Unfortunately, I haven't been able to track down my favorite figure, the 4th on the above list. Knowing SUNY's share of NY per capita income would be the best way of comparing levels across the region and the country.

Some of this data is publicly available, though. From the Grapevine study I linked to above, I found out that I'm paying a little bit more than the state average into the SUNY system this academic year. But even if I broke into six figures (and I'm not even close), my total commitment to SUNY via taxes would be just over $525 per $100K. That's a lot more than I donate to Hamilton College each year (Princeton doesn't need my money). Restoring progressivity to NY's tax system would allow those who benefitted the most from their own higher education to contribute their fair share to provide opportunities for the next generation--and an incentive to reduce their taxes via private giving to higher ed.

In addition, SUNY has been sharing some of this data with state-wide and campus governance leaders.  Assuming they're using the same calculations as Newfield for "core operations," the level of state support for SUNY core operations is comparable to his figures.  General fund support bounced around in the high 60% and low 70% range in the early '90s, declined sharply into the low 60% range in the late '90s, climbed into the mid-60% range for the first 3 years of the 2000s, plunged sharply again for the next 3 years into the mid-50% range, recovered for the next 3 years into the high 50% and low 60% range, and then dropped sharply again this academic year to near 50%.   But all signs suggest that 2010-2011 and 2011-2012 will see us fall into the low-to-mid 40% range. So in a sense UC's fortunes could be understood as the "canary in the mineshaft" for SUNY. While both systems suffered large cuts in 1995 and 2003, SUNY managed to keep significantly more state support for core operations. But we're approaching where UC was back in 2005-2006.
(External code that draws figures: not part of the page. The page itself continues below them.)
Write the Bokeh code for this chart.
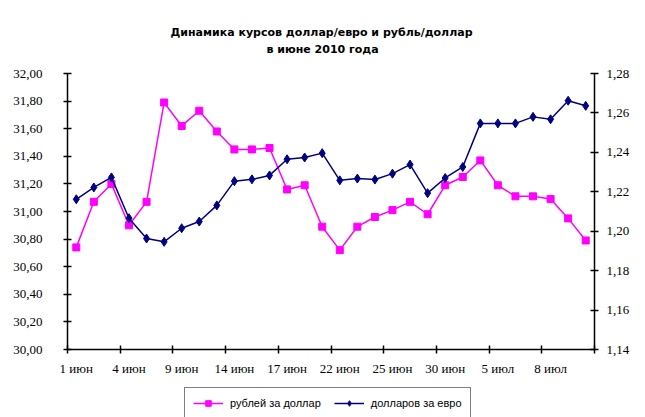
from bokeh.plotting import figure
from bokeh.models import (LinearAxis, Range1d, FixedTicker, CustomJSTickFormatter,
                          Legend, LegendItem, Title, ColumnDataSource)
from bokeh.layouts import column
from bokeh.embed import file_html
from bokeh.resources import INLINE

dates = ["1 июн", "2 июн", "3 июн", "4 июн", "5 июн", "8 июн", "9 июн", "10 июн",
         "11 июн", "14 июн", "15 июн", "16 июн", "17 июн", "18 июн", "19 июн",
         "22 июн", "23 июн", "24 июн", "25 июн", "26 июн", "29 июн", "30 июн",
         "1 июл", "2 июл", "5 июл", "6 июл", "7 июл", "8 июл", "9 июл", "10 июл"]

rub_usd = [30.74, 31.07, 31.20, 30.90, 31.07, 31.79, 31.62, 31.73, 31.58, 31.45,
           31.45, 31.46, 31.16, 31.19, 30.89, 30.72, 30.89, 30.96, 31.01, 31.07,
           30.98, 31.19, 31.25, 31.37, 31.19, 31.11, 31.11, 31.09, 30.95, 30.79]

usd_eur = [1.2162, 1.2222, 1.2273, 1.2066, 1.1963, 1.1946, 1.2015, 1.2049, 1.2131, 1.2254,
           1.2263, 1.2283, 1.2365, 1.2374, 1.2396, 1.2258, 1.2267, 1.2262, 1.2292, 1.2338,
           1.2193, 1.2270, 1.2326, 1.2547, 1.2547, 1.2547, 1.2580, 1.2568, 1.2662, 1.2636]

left_ticks = [30.0, 30.2, 30.4, 30.6, 30.8, 31.0, 31.2, 31.4, 31.6, 31.8, 32.0]
right_ticks = [1.14, 1.16, 1.18, 1.20, 1.22, 1.24, 1.26, 1.28]
label_every = 3

title_line1 = "Динамика курсов доллар/евро и рубль/доллар"
title_line2 = "в июне 2010 года"
series_names = ["рублей за доллар", "долларов за евро"]

n = len(dates)
xs = list(range(n))
src = ColumnDataSource(dict(x=xs, rub=rub_usd, eur=usd_eur))

PINK = "#FF00FF"
NAVY = "#000080"

p = figure(width=645, height=383, output_backend="svg", toolbar_location=None,
           x_range=Range1d(-0.5, n - 0.5), y_range=Range1d(left_ticks[0], left_ticks[-1]),
           x_axis_type=None, y_axis_type=None,
           min_border_left=67, min_border_right=51, min_border_top=73, min_border_bottom=34)
p.extra_y_ranges = {"r": Range1d(right_ticks[0], right_ticks[-1])}
p.outline_line_color = None
p.background_fill_color = "white"
p.border_fill_color = "white"

fmt = CustomJSTickFormatter(code="return tick.toFixed(2).replace('.', ',');")

def style_axis(ax):
    ax.axis_line_color = "black"
    ax.axis_line_width = 1.5
    ax.major_tick_line_color = "black"
    ax.major_tick_line_width = 1.5
    ax.minor_tick_line_color = "black"
    ax.minor_tick_line_width = 1.5
    ax.major_label_text_font = "Liberation Serif"
    ax.major_label_text_font_size = "13px"
    ax.major_label_text_color = "black"

yl = LinearAxis(ticker=FixedTicker(ticks=left_ticks), formatter=fmt)
style_axis(yl)
yl.major_tick_in = 4
yl.major_tick_out = 4
yl.major_label_standoff = 21
p.add_layout(yl, "left")

yr = LinearAxis(y_range_name="r", ticker=FixedTicker(ticks=right_ticks), formatter=fmt)
style_axis(yr)
yr.major_tick_in = 4
yr.major_tick_out = 4
yr.major_label_standoff = 8
p.add_layout(yr, "right")

label_idx = list(range(0, n, label_every))
bounds = [i - 0.5 for i in range(0, n + 1, label_every)]
xa = LinearAxis(ticker=FixedTicker(ticks=label_idx, minor_ticks=bounds),
                major_label_overrides={i: dates[i] for i in label_idx})
style_axis(xa)
xa.major_tick_line_color = None
xa.major_tick_in = 0
xa.major_tick_out = 4
xa.minor_tick_in = 4
xa.minor_tick_out = 4
xa.major_label_standoff = 7
p.add_layout(xa, "below")

p.line("x", "rub", source=src, line_color=PINK, line_width=1.5)
p.scatter("x", "rub", source=src, marker="square", size=7,
          fill_color=PINK, line_color=PINK)
p.line("x", "eur", source=src, line_color=NAVY, line_width=1.5, y_range_name="r")
p.scatter("x", "eur", source=src, marker="diamond", size=9,
          fill_color=NAVY, line_color=NAVY, y_range_name="r")

spacer = Title(text=" ", text_font_size="11px", standoff=3)
t2 = Title(text=title_line2, align="left", offset=199, text_font="DejaVu Sans",
           text_font_size="11px", text_font_style="bold", text_color="black", standoff=2)
t1 = Title(text=title_line1, align="left", offset=103,
           text_font="DejaVu Sans", text_font_size="11px", text_font_style="bold",
           text_color="black", standoff=2)
p.add_layout(spacer, "above")
p.add_layout(t2, "above")
p.add_layout(t1, "above")

# legend strip below the chart (its series are out of its view; only the legend shows)
lg = figure(width=645, height=34, output_backend="svg", toolbar_location=None,
            x_axis_type=None, y_axis_type=None, min_border=0,
            x_range=Range1d(-0.5, n - 0.5), y_range=Range1d(-2, -1))
lg.outline_line_color = None
a1 = lg.line("x", "rub", source=src, line_color=PINK, line_width=1.5)
a2 = lg.scatter("x", "rub", source=src, marker="square", size=7,
                fill_color=PINK, line_color=PINK)
b1 = lg.line("x", "eur", source=src, line_color=NAVY, line_width=1.5)
b2 = lg.scatter("x", "eur", source=src, marker="diamond", size=9,
                fill_color=NAVY, line_color=NAVY)

legend = Legend(items=[LegendItem(label=series_names[0], renderers=[a1, a2]),
                       LegendItem(label=series_names[1], renderers=[b1, b2])],
                orientation="horizontal", location=(117, -2),
                padding=8, spacing=13, label_standoff=7,
                glyph_width=30, glyph_height=14, label_height=14,
                label_text_font="Liberation Sans", label_text_font_size="11px",
                label_text_color="black",
                border_line_color="black", border_line_width=1.5,
                background_fill_color="white", background_fill_alpha=1.0)
lg.add_layout(legend, "center")

layout = column(p, lg, spacing=0)
open("out.html", "w").write(file_html(layout, INLINE))
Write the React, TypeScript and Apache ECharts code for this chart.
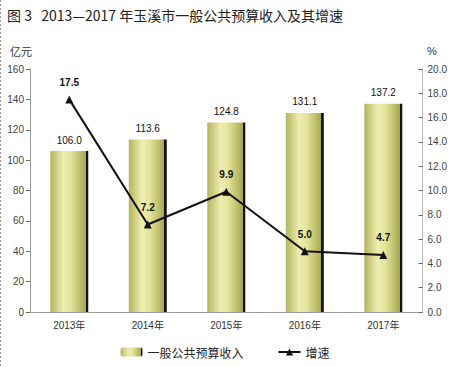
import React, { useEffect, useRef } from "react";
import * as echarts from "echarts";

const categories = ["2013年", "2014年", "2015年", "2016年", "2017年"];
const revenue = [106.0, 113.6, 124.8, 131.1, 137.2];
const growth = [17.5, 7.2, 9.9, 5.0, 4.7];
const titleText = "图 3   2013—2017 年玉溪市一般公共预算收入及其增速";

const FONT = "'Liberation Sans', 'Noto Sans CJK SC', sans-serif";

export default function App() {
  const ref = useRef<HTMLDivElement>(null);
  useEffect(() => {
    if (!ref.current) return;
    const chart = echarts.init(ref.current, null, { renderer: "svg" });
    const barColor = new echarts.graphic.LinearGradient(0, 0, 1, 0, [
      { offset: 0, color: "#b4b45e" },
      { offset: 0.35, color: "#eeeeb0" },
      { offset: 0.55, color: "#e4e49a" },
      { offset: 0.93, color: "#a8a852" },
      { offset: 0.94, color: "#111" },
      { offset: 1, color: "#111" },
    ]);
    chart.setOption({
      animation: false,
      backgroundColor: "#fff",
      title: {
        text: titleText,
        left: 2,
        top: 3,
        textStyle: { fontFamily: "'Noto Sans CJK SC', sans-serif", fontSize: 14, fontWeight: "normal", color: "#222" },
      },
      graphic: [
        { type: "text", left: 10, top: 45, style: { text: "亿元", font: "11px 'Noto Sans CJK SC'", fill: "#333" } },
        { type: "text", left: 427, top: 45, style: { text: "%", font: "11px 'Liberation Sans'", fill: "#333" } },
        { type: "line", shape: { x1: 0.5, y1: 0, x2: 0.5, y2: 367 }, style: { stroke: "#999", lineDash: [2, 2], lineWidth: 1 } },
      ],
      legend: {
        bottom: 4,
        left: "center",
        itemGap: 34,
        itemWidth: 22,
        itemHeight: 9,
        textStyle: { fontFamily: "'Noto Sans CJK SC', sans-serif", fontSize: 12, color: "#222" },
        data: [{ name: "一般公共预算收入" }, { name: "增速" }],
      },
      grid: { left: 30, right: 27, top: 69, bottom: 55 },
      xAxis: {
        type: "category",
        data: categories,
        axisLine: { lineStyle: { color: "#999" } },
        axisTick: { inside: true, length: 4, lineStyle: { color: "#666" } },
        axisLabel: { fontFamily: FONT, fontSize: 10, color: "#333", margin: 8 },
      },
      yAxis: [
        {
          type: "value",
          min: 0,
          max: 160,
          interval: 20,
          axisLine: { show: true, lineStyle: { color: "#999" } },
          axisTick: { show: true, length: 4, lineStyle: { color: "#666" } },
          splitLine: { show: false },
          axisLabel: { fontFamily: FONT, fontSize: 10, color: "#444", margin: 6 },
        },
        {
          type: "value",
          min: 0,
          max: 20,
          interval: 2,
          position: "right",
          axisLine: { show: true, lineStyle: { color: "#bbb" } },
          axisTick: { show: true, inside: true, length: 4, lineStyle: { color: "#666" } },
          splitLine: { show: false },
          axisLabel: { fontFamily: FONT, fontSize: 10, color: "#444", margin: 5, formatter: (v: number) => v.toFixed(1) },
        },
      ],
      series: [
        {
          name: "一般公共预算收入",
          type: "bar",
          data: revenue,
          barWidth: 38,
          itemStyle: { color: barColor },
          label: {
            show: true,
            position: "top",
            distance: 6,
            fontFamily: FONT,
            fontSize: 10,
            color: "#111",
            formatter: (p: any) => Number(p.value).toFixed(1),
          },
        },
        {
          name: "增速",
          type: "line",
          yAxisIndex: 1,
          data: growth,
          symbol: "triangle",
          symbolSize: 8,
          lineStyle: { color: "#111", width: 2 },
          itemStyle: { color: "#111" },
          label: {
            show: true,
            position: "top",
            distance: 8,
            fontFamily: FONT,
            fontSize: 10,
            fontWeight: "bold",
            color: "#111",
            formatter: (p: any) => Number(p.value).toFixed(1),
          },
        },
      ],
    });
    return () => chart.dispose();
  }, []);
  return <div ref={ref} style={{ width: 450, height: 367, position: "fixed", left: 0, top: 0 }} />;
}
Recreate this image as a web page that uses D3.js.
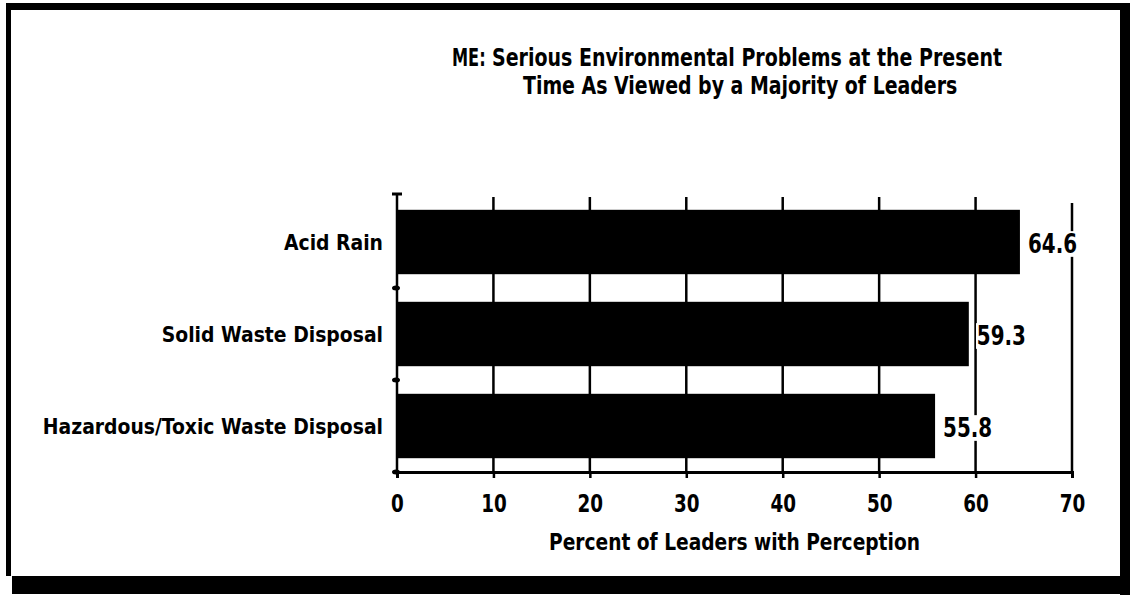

It's worth noting, however, that university colleges like my own institution have been bearing a disproportionate share of the costs of declining state support within the SUNY system. The average share of state support for the comprehensives tends to lag about 15 percentage points behind the doctorates in SUNY. Whereas the doctorates have fallen from the high 50% range to the low 50% range in the last 3 academic years, the comprehensives have declined from the mid-40% range to the mid-30% range. And in fact at SUNY Fredonia, the state's share will fall below 20% for next academic year if the Governor's cuts go through. This is because we gain revenue not only from student tuition and fees (along with a relatively low level of financial aid compared to our peer institutions in SUNY), but also from residence halls, food services, and the campus bookstore. It's often quoted that our Faculty Student Association's activities generate more revenue for the campus than does state support. I wouldn't be surprised if the average regular at our campus Starbucks (a franchise run by our FSA) spends more in a year than she is taxed by the state to support SUNY Fredonia.

And that trend is likely to accelerate here and across the state in the next several years, whether or not the PHEE&IA passes. If it does go down in flames, students are likely to see a much higher tuition increase than they otherwise would have gotten. If they think they have a better chance of influencing New York's dysfunctional political system than their local campus leadership, more power to them. They'll need it.

We'll all need it, in fact. We'll need a range of tactics and a concerted effort to craft an overall strategy to bring the figures Newfield suggests we track back to equitable and sustainable levels.